Give back the full listing verbatim, apart from its images.

Provided data.
'''
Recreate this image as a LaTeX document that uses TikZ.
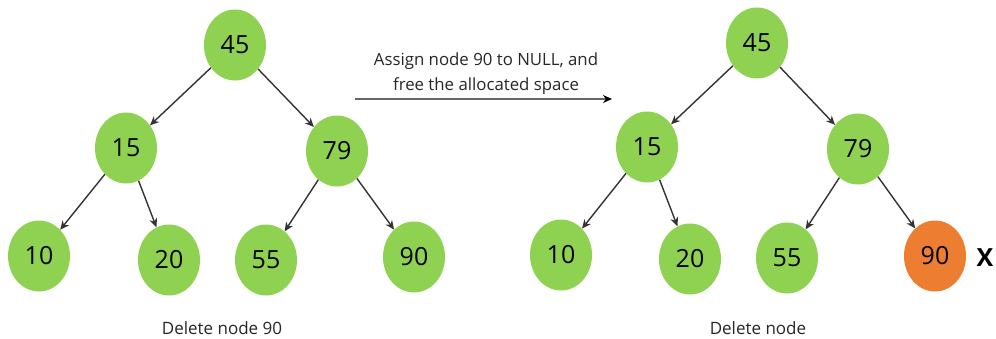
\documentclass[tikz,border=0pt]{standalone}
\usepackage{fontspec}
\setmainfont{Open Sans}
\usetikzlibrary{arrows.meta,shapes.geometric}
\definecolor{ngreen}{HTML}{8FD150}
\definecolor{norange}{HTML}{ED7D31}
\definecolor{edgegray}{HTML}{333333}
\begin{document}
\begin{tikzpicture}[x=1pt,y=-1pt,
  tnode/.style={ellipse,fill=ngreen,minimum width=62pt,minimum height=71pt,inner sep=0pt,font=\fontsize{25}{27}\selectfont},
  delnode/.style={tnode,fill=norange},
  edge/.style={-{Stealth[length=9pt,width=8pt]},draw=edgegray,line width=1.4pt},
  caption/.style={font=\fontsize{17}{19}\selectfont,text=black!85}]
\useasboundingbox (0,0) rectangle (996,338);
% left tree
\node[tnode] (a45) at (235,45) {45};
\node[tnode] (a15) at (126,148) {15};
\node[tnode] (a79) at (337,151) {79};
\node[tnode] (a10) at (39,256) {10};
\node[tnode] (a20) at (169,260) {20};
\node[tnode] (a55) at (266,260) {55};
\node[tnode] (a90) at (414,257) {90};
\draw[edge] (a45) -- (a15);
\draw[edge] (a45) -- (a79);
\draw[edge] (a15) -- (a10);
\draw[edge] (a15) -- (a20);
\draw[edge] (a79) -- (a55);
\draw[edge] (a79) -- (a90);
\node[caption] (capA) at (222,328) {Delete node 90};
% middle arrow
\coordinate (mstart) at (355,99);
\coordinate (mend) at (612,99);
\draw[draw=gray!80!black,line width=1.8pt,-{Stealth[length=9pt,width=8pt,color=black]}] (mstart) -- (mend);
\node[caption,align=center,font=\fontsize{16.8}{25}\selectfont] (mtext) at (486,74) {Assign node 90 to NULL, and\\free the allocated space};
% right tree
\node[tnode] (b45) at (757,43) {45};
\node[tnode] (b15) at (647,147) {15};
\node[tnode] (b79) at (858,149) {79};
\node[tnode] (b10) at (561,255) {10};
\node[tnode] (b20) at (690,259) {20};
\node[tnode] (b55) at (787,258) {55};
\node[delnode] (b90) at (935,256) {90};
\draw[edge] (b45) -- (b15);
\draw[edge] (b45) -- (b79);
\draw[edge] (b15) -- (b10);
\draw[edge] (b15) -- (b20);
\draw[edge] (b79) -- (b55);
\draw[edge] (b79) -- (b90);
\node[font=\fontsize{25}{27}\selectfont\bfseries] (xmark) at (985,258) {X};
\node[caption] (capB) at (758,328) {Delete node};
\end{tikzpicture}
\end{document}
'''
Solution below.
Recreate this image as a LaTeX document that uses TikZ.
\documentclass[tikz,border=0pt]{standalone}
\usepackage{fontspec}
\setmainfont{Open Sans}
\usetikzlibrary{arrows.meta,shapes.geometric}
\definecolor{ngreen}{HTML}{8FD150}
\definecolor{norange}{HTML}{ED7D31}
\definecolor{edgegray}{HTML}{333333}
\begin{document}
\begin{tikzpicture}[x=1pt,y=-1pt,
  tnode/.style={ellipse,fill=ngreen,minimum width=62pt,minimum height=71pt,inner sep=0pt,font=\fontsize{25}{27}\selectfont},
  delnode/.style={tnode,fill=norange},
  edge/.style={-{Stealth[length=9pt,width=8pt]},draw=edgegray,line width=1.4pt},
  caption/.style={font=\fontsize{17}{19}\selectfont,text=black!85}]
\useasboundingbox (0,0) rectangle (996,338);
% left tree
\node[tnode] (a45) at (235,45) {45};
\node[tnode] (a15) at (126,148) {15};
\node[tnode] (a79) at (337,151) {79};
\node[tnode] (a10) at (39,256) {10};
\node[tnode] (a20) at (169,260) {20};
\node[tnode] (a55) at (266,260) {55};
\node[tnode] (a90) at (414,257) {90};
\draw[edge] (a45) -- (a15);
\draw[edge] (a45) -- (a79);
\draw[edge] (a15) -- (a10);
\draw[edge] (a15) -- (a20);
\draw[edge] (a79) -- (a55);
\draw[edge] (a79) -- (a90);
\node[caption] (capA) at (222,328) {Delete node 90};
% middle arrow
\coordinate (mstart) at (355,99);
\coordinate (mend) at (612,99);
\draw[draw=gray!80!black,line width=1.8pt,-{Stealth[length=9pt,width=8pt,color=black]}] (mstart) -- (mend);
\node[caption,align=center,font=\fontsize{16.8}{25}\selectfont] (mtext) at (486,74) {Assign node 90 to NULL, and\\free the allocated space};
% right tree
\node[tnode] (b45) at (757,43) {45};
\node[tnode] (b15) at (647,147) {15};
\node[tnode] (b79) at (858,149) {79};
\node[tnode] (b10) at (561,255) {10};
\node[tnode] (b20) at (690,259) {20};
\node[tnode] (b55) at (787,258) {55};
\node[delnode] (b90) at (935,256) {90};
\draw[edge] (b45) -- (b15);
\draw[edge] (b45) -- (b79);
\draw[edge] (b15) -- (b10);
\draw[edge] (b15) -- (b20);
\draw[edge] (b79) -- (b55);
\draw[edge] (b79) -- (b90);
\node[font=\fontsize{25}{27}\selectfont\bfseries] (xmark) at (985,258) {X};
\node[caption] (capB) at (758,328) {Delete node};
\end{tikzpicture}
\end{document}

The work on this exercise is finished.